WHAT TO PRODUCE:
Every line below should be copied exactly; drop the pictures.

____

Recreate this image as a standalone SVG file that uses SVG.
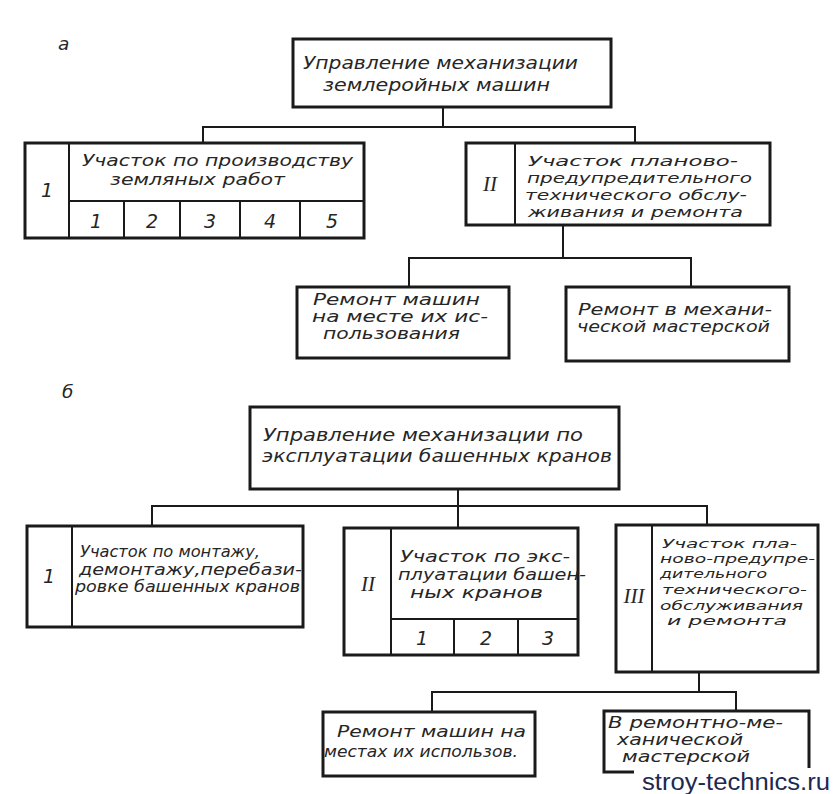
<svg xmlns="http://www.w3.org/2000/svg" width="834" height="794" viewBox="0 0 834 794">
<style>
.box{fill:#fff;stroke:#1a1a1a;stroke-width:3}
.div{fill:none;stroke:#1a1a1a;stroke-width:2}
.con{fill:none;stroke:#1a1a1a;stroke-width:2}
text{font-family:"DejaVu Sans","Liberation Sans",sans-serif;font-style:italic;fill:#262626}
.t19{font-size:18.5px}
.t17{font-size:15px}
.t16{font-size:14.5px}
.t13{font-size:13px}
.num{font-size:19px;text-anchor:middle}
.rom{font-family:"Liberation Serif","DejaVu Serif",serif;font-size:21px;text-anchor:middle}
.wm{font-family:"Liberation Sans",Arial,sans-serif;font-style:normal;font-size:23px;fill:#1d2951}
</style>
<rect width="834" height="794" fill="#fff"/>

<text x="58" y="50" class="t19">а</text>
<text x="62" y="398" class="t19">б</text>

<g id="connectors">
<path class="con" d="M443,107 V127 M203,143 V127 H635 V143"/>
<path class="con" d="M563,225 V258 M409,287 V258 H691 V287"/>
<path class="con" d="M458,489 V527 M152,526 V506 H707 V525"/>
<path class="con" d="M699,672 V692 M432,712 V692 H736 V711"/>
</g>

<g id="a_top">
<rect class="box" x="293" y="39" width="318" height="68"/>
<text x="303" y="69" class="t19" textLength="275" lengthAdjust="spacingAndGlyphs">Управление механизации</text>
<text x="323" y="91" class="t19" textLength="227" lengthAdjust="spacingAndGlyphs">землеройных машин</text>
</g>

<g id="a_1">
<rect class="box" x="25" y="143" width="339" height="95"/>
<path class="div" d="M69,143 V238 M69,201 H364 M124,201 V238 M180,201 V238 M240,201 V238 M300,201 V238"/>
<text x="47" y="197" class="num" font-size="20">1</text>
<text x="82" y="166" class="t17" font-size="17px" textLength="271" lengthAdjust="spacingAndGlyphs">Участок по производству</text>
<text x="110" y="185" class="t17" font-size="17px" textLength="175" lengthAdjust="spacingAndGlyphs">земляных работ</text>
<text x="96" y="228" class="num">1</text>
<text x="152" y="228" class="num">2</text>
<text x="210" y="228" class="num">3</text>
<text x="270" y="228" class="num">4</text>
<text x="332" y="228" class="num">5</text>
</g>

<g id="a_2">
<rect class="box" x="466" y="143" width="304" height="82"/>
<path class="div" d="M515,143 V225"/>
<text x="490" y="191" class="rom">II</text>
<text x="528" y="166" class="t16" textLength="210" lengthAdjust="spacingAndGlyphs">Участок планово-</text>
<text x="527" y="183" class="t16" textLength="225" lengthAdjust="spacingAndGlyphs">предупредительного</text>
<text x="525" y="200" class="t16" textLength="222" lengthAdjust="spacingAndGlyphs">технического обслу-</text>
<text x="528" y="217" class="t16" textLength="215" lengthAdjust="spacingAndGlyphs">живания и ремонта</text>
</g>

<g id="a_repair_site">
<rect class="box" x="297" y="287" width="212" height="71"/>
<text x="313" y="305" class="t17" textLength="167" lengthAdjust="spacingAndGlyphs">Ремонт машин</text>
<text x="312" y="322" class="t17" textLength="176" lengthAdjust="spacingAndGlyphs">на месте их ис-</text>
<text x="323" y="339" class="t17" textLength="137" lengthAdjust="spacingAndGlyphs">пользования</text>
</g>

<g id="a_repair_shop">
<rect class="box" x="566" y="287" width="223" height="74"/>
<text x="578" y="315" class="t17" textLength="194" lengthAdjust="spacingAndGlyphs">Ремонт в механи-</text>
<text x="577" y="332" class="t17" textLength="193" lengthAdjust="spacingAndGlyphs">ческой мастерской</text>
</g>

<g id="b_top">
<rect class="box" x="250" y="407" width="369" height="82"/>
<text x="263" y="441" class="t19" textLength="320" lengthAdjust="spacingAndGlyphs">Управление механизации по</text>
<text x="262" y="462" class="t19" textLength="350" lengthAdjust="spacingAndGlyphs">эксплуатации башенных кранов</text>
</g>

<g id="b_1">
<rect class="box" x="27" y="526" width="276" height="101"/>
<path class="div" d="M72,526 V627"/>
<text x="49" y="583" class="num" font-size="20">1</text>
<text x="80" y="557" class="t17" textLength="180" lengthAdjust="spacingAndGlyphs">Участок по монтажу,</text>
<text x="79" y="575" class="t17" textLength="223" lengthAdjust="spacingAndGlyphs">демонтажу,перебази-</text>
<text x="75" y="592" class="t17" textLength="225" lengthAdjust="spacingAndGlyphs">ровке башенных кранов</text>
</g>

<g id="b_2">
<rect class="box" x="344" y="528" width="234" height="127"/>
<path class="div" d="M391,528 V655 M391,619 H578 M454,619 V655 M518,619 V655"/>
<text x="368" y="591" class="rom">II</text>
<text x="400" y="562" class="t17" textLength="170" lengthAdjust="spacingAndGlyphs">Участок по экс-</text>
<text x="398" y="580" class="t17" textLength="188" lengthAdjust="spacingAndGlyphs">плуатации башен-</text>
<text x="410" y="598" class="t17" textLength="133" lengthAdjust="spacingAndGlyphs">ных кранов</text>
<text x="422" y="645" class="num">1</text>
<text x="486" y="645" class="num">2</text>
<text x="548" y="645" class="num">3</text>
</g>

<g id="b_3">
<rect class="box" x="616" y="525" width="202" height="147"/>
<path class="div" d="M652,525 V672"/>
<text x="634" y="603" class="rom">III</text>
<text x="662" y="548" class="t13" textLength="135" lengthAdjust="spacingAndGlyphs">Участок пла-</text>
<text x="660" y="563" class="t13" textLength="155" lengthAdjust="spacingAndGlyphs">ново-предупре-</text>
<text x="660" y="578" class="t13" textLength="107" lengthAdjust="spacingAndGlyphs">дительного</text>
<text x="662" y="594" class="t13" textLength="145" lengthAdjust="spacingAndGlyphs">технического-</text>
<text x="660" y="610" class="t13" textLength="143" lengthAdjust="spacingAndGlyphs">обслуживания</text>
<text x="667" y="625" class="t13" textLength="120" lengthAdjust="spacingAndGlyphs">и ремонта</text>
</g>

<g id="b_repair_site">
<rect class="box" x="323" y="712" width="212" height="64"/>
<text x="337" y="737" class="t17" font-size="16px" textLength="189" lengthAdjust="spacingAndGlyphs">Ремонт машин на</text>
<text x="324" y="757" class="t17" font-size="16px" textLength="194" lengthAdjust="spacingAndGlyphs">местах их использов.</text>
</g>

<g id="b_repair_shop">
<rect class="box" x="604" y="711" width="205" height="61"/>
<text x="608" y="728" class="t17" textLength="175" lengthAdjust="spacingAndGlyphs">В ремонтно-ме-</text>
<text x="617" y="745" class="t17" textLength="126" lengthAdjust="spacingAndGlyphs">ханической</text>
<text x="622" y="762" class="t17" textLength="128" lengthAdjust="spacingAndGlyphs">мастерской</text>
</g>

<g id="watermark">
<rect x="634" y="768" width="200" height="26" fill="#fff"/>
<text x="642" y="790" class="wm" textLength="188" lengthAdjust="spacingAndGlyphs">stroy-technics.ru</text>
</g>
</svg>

____

OUTPUT BELOW:
Recreate this image as a standalone SVG file that uses SVG.
<svg xmlns="http://www.w3.org/2000/svg" width="834" height="794" viewBox="0 0 834 794">
<style>
.box{fill:#fff;stroke:#1a1a1a;stroke-width:3}
.div{fill:none;stroke:#1a1a1a;stroke-width:2}
.con{fill:none;stroke:#1a1a1a;stroke-width:2}
text{font-family:"DejaVu Sans","Liberation Sans",sans-serif;font-style:italic;fill:#262626}
.t19{font-size:18.5px}
.t17{font-size:15px}
.t16{font-size:14.5px}
.t13{font-size:13px}
.num{font-size:19px;text-anchor:middle}
.rom{font-family:"Liberation Serif","DejaVu Serif",serif;font-size:21px;text-anchor:middle}
.wm{font-family:"Liberation Sans",Arial,sans-serif;font-style:normal;font-size:23px;fill:#1d2951}
</style>
<rect width="834" height="794" fill="#fff"/>

<text x="58" y="50" class="t19">а</text>
<text x="62" y="398" class="t19">б</text>

<g id="connectors">
<path class="con" d="M443,107 V127 M203,143 V127 H635 V143"/>
<path class="con" d="M563,225 V258 M409,287 V258 H691 V287"/>
<path class="con" d="M458,489 V527 M152,526 V506 H707 V525"/>
<path class="con" d="M699,672 V692 M432,712 V692 H736 V711"/>
</g>

<g id="a_top">
<rect class="box" x="293" y="39" width="318" height="68"/>
<text x="303" y="69" class="t19" textLength="275" lengthAdjust="spacingAndGlyphs">Управление механизации</text>
<text x="323" y="91" class="t19" textLength="227" lengthAdjust="spacingAndGlyphs">землеройных машин</text>
</g>

<g id="a_1">
<rect class="box" x="25" y="143" width="339" height="95"/>
<path class="div" d="M69,143 V238 M69,201 H364 M124,201 V238 M180,201 V238 M240,201 V238 M300,201 V238"/>
<text x="47" y="197" class="num" font-size="20">1</text>
<text x="82" y="166" class="t17" font-size="17px" textLength="271" lengthAdjust="spacingAndGlyphs">Участок по производству</text>
<text x="110" y="185" class="t17" font-size="17px" textLength="175" lengthAdjust="spacingAndGlyphs">земляных работ</text>
<text x="96" y="228" class="num">1</text>
<text x="152" y="228" class="num">2</text>
<text x="210" y="228" class="num">3</text>
<text x="270" y="228" class="num">4</text>
<text x="332" y="228" class="num">5</text>
</g>

<g id="a_2">
<rect class="box" x="466" y="143" width="304" height="82"/>
<path class="div" d="M515,143 V225"/>
<text x="490" y="191" class="rom">II</text>
<text x="528" y="166" class="t16" textLength="210" lengthAdjust="spacingAndGlyphs">Участок планово-</text>
<text x="527" y="183" class="t16" textLength="225" lengthAdjust="spacingAndGlyphs">предупредительного</text>
<text x="525" y="200" class="t16" textLength="222" lengthAdjust="spacingAndGlyphs">технического обслу-</text>
<text x="528" y="217" class="t16" textLength="215" lengthAdjust="spacingAndGlyphs">живания и ремонта</text>
</g>

<g id="a_repair_site">
<rect class="box" x="297" y="287" width="212" height="71"/>
<text x="313" y="305" class="t17" textLength="167" lengthAdjust="spacingAndGlyphs">Ремонт машин</text>
<text x="312" y="322" class="t17" textLength="176" lengthAdjust="spacingAndGlyphs">на месте их ис-</text>
<text x="323" y="339" class="t17" textLength="137" lengthAdjust="spacingAndGlyphs">пользования</text>
</g>

<g id="a_repair_shop">
<rect class="box" x="566" y="287" width="223" height="74"/>
<text x="578" y="315" class="t17" textLength="194" lengthAdjust="spacingAndGlyphs">Ремонт в механи-</text>
<text x="577" y="332" class="t17" textLength="193" lengthAdjust="spacingAndGlyphs">ческой мастерской</text>
</g>

<g id="b_top">
<rect class="box" x="250" y="407" width="369" height="82"/>
<text x="263" y="441" class="t19" textLength="320" lengthAdjust="spacingAndGlyphs">Управление механизации по</text>
<text x="262" y="462" class="t19" textLength="350" lengthAdjust="spacingAndGlyphs">эксплуатации башенных кранов</text>
</g>

<g id="b_1">
<rect class="box" x="27" y="526" width="276" height="101"/>
<path class="div" d="M72,526 V627"/>
<text x="49" y="583" class="num" font-size="20">1</text>
<text x="80" y="557" class="t17" textLength="180" lengthAdjust="spacingAndGlyphs">Участок по монтажу,</text>
<text x="79" y="575" class="t17" textLength="223" lengthAdjust="spacingAndGlyphs">демонтажу,перебази-</text>
<text x="75" y="592" class="t17" textLength="225" lengthAdjust="spacingAndGlyphs">ровке башенных кранов</text>
</g>

<g id="b_2">
<rect class="box" x="344" y="528" width="234" height="127"/>
<path class="div" d="M391,528 V655 M391,619 H578 M454,619 V655 M518,619 V655"/>
<text x="368" y="591" class="rom">II</text>
<text x="400" y="562" class="t17" textLength="170" lengthAdjust="spacingAndGlyphs">Участок по экс-</text>
<text x="398" y="580" class="t17" textLength="188" lengthAdjust="spacingAndGlyphs">плуатации башен-</text>
<text x="410" y="598" class="t17" textLength="133" lengthAdjust="spacingAndGlyphs">ных кранов</text>
<text x="422" y="645" class="num">1</text>
<text x="486" y="645" class="num">2</text>
<text x="548" y="645" class="num">3</text>
</g>

<g id="b_3">
<rect class="box" x="616" y="525" width="202" height="147"/>
<path class="div" d="M652,525 V672"/>
<text x="634" y="603" class="rom">III</text>
<text x="662" y="548" class="t13" textLength="135" lengthAdjust="spacingAndGlyphs">Участок пла-</text>
<text x="660" y="563" class="t13" textLength="155" lengthAdjust="spacingAndGlyphs">ново-предупре-</text>
<text x="660" y="578" class="t13" textLength="107" lengthAdjust="spacingAndGlyphs">дительного</text>
<text x="662" y="594" class="t13" textLength="145" lengthAdjust="spacingAndGlyphs">технического-</text>
<text x="660" y="610" class="t13" textLength="143" lengthAdjust="spacingAndGlyphs">обслуживания</text>
<text x="667" y="625" class="t13" textLength="120" lengthAdjust="spacingAndGlyphs">и ремонта</text>
</g>

<g id="b_repair_site">
<rect class="box" x="323" y="712" width="212" height="64"/>
<text x="337" y="737" class="t17" font-size="16px" textLength="189" lengthAdjust="spacingAndGlyphs">Ремонт машин на</text>
<text x="324" y="757" class="t17" font-size="16px" textLength="194" lengthAdjust="spacingAndGlyphs">местах их использов.</text>
</g>

<g id="b_repair_shop">
<rect class="box" x="604" y="711" width="205" height="61"/>
<text x="608" y="728" class="t17" textLength="175" lengthAdjust="spacingAndGlyphs">В ремонтно-ме-</text>
<text x="617" y="745" class="t17" textLength="126" lengthAdjust="spacingAndGlyphs">ханической</text>
<text x="622" y="762" class="t17" textLength="128" lengthAdjust="spacingAndGlyphs">мастерской</text>
</g>

<g id="watermark">
<rect x="634" y="768" width="200" height="26" fill="#fff"/>
<text x="642" y="790" class="wm" textLength="188" lengthAdjust="spacingAndGlyphs">stroy-technics.ru</text>
</g>
</svg>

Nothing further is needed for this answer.